AIM OF THE EXERCISE:
Present every line in which the string "image" appears.

DATA ROWS:
....

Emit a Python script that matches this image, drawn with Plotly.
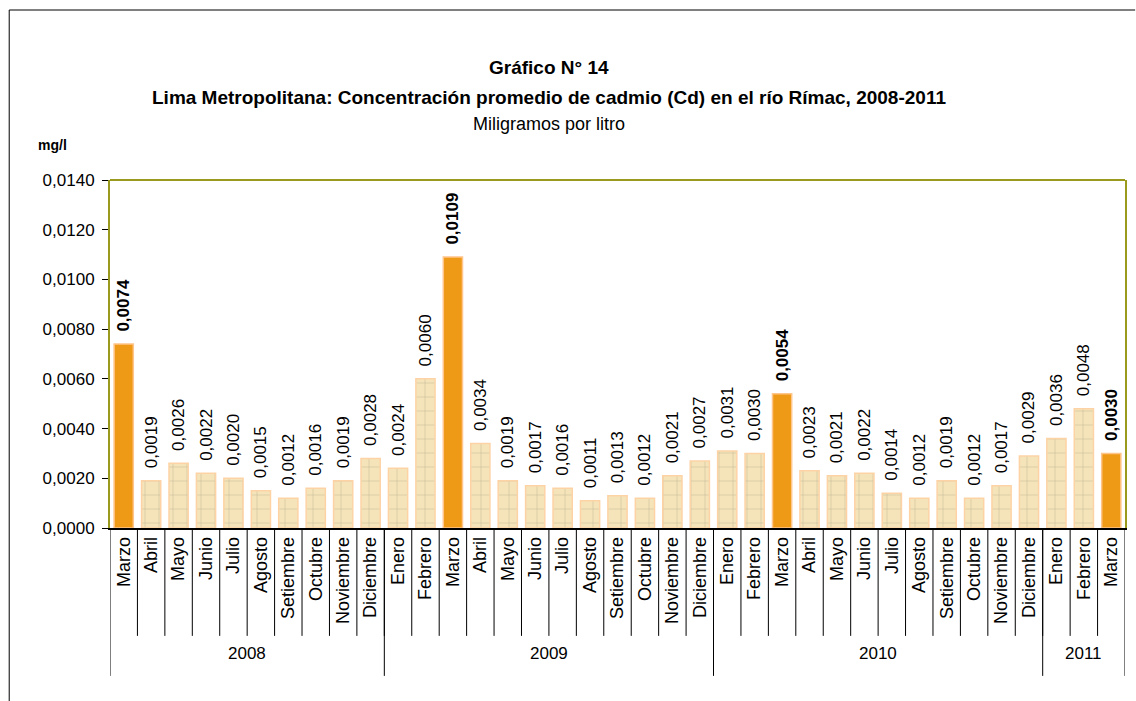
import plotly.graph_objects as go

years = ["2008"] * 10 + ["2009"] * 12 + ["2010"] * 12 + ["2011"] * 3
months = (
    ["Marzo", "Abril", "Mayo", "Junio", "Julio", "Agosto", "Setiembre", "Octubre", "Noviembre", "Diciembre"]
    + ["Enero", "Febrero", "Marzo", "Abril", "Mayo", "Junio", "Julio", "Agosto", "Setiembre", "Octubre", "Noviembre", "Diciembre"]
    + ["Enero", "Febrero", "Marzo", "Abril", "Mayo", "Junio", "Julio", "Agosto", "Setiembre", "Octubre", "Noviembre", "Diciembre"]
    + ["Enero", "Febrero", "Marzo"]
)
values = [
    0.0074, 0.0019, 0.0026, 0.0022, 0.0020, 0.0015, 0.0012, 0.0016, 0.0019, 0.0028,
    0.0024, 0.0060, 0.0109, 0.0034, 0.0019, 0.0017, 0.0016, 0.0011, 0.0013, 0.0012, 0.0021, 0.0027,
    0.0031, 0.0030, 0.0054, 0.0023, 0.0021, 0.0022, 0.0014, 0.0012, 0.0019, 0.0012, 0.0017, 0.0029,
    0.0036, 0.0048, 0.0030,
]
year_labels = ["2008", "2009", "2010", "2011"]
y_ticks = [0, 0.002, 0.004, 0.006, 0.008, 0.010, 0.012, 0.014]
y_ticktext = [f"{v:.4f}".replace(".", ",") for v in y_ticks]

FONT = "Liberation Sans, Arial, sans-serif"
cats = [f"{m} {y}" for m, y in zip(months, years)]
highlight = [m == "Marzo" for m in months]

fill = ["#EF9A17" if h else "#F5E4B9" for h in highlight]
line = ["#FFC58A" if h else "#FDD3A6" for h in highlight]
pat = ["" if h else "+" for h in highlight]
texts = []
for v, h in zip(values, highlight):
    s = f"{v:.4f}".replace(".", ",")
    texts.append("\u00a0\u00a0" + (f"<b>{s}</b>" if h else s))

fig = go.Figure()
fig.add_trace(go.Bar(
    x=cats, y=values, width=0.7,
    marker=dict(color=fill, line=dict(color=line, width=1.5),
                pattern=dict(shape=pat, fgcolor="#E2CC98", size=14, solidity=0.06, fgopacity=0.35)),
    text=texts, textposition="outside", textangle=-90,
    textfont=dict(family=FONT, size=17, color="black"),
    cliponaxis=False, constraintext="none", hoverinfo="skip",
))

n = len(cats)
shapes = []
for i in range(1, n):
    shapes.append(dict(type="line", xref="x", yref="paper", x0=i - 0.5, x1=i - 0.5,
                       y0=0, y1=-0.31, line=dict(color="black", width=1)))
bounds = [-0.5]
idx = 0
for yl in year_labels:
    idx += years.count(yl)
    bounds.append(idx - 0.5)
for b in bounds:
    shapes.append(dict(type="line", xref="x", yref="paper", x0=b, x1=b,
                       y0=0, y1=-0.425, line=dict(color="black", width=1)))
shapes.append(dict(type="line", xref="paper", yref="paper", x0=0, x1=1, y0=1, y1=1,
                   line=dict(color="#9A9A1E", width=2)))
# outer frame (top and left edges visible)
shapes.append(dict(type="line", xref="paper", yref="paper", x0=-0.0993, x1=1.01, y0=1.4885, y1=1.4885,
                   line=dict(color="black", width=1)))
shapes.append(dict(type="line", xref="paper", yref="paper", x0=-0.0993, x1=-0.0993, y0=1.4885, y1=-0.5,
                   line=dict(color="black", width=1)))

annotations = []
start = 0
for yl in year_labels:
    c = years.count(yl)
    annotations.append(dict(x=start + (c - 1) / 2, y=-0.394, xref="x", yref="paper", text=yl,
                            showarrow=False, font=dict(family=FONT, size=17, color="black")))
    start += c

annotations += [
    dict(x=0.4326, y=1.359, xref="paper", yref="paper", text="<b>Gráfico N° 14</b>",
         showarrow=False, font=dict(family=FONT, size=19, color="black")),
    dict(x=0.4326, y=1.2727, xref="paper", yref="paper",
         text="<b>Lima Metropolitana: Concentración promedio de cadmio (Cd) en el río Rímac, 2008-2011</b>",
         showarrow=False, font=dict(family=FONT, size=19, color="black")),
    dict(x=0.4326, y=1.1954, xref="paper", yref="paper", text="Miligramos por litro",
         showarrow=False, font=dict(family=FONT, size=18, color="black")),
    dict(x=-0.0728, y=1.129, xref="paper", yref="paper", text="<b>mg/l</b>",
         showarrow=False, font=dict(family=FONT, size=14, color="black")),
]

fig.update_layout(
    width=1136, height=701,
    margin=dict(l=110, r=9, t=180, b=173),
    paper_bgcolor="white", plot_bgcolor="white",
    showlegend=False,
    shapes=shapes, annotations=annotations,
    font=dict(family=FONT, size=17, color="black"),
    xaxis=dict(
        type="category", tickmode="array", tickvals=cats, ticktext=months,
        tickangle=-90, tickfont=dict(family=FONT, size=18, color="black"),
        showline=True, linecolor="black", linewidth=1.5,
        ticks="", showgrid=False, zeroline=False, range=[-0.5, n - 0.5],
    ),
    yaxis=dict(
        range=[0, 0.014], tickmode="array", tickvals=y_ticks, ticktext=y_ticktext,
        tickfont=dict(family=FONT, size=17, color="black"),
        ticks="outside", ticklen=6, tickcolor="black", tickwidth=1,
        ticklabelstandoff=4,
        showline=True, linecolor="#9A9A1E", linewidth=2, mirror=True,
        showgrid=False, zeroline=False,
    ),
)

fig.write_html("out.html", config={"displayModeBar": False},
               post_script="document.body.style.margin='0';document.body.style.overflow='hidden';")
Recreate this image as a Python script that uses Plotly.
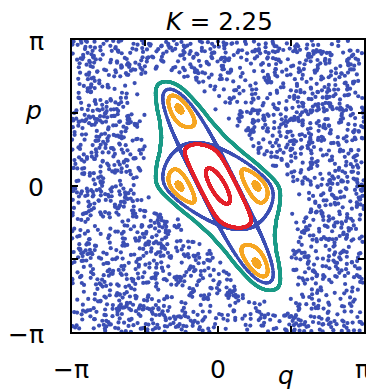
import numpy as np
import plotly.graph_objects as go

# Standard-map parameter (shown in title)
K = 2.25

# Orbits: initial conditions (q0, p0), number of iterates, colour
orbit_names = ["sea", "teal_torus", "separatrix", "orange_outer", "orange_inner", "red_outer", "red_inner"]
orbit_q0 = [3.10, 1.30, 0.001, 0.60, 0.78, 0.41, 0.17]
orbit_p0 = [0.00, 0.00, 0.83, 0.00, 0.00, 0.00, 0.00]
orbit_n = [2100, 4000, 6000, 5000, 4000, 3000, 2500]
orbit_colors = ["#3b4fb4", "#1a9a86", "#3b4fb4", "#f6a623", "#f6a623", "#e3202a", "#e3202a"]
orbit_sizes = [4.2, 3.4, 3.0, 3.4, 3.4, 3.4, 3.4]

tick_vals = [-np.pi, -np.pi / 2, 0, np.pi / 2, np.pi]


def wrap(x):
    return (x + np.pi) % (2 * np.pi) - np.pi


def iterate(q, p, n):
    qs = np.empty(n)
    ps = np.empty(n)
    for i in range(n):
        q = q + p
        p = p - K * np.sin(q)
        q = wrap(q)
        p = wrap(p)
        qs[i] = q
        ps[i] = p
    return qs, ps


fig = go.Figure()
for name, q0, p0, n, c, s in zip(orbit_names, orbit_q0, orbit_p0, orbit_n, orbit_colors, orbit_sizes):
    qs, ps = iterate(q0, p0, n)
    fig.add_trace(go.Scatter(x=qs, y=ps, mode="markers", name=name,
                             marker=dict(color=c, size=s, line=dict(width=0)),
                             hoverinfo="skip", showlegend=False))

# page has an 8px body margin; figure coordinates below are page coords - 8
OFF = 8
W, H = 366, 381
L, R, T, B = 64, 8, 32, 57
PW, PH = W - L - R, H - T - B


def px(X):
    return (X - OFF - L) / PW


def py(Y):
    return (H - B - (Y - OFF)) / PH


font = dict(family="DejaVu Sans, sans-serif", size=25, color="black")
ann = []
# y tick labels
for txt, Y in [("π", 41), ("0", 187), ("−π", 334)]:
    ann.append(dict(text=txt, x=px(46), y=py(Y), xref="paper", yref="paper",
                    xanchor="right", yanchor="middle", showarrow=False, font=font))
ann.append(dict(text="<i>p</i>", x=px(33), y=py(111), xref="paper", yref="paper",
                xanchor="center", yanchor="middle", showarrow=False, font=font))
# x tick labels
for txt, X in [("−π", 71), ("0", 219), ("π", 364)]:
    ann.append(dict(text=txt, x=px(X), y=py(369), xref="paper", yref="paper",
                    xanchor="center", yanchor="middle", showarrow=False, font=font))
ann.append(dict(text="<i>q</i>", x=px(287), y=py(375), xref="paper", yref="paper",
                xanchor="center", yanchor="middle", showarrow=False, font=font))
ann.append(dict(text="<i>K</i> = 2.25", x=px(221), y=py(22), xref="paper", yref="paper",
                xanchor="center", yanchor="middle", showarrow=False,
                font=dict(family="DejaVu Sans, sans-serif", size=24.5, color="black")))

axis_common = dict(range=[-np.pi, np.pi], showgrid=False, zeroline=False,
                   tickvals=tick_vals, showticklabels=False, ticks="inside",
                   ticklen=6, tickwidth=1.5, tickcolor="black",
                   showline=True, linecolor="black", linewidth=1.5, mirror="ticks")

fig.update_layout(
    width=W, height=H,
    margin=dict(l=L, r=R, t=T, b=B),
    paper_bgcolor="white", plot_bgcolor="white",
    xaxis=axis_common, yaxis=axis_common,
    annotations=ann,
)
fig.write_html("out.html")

....

THE COMPLETED TASK:
Emit a Python script that matches this image, drawn with Plotly.
Recreate this image as a Python script that uses Plotly.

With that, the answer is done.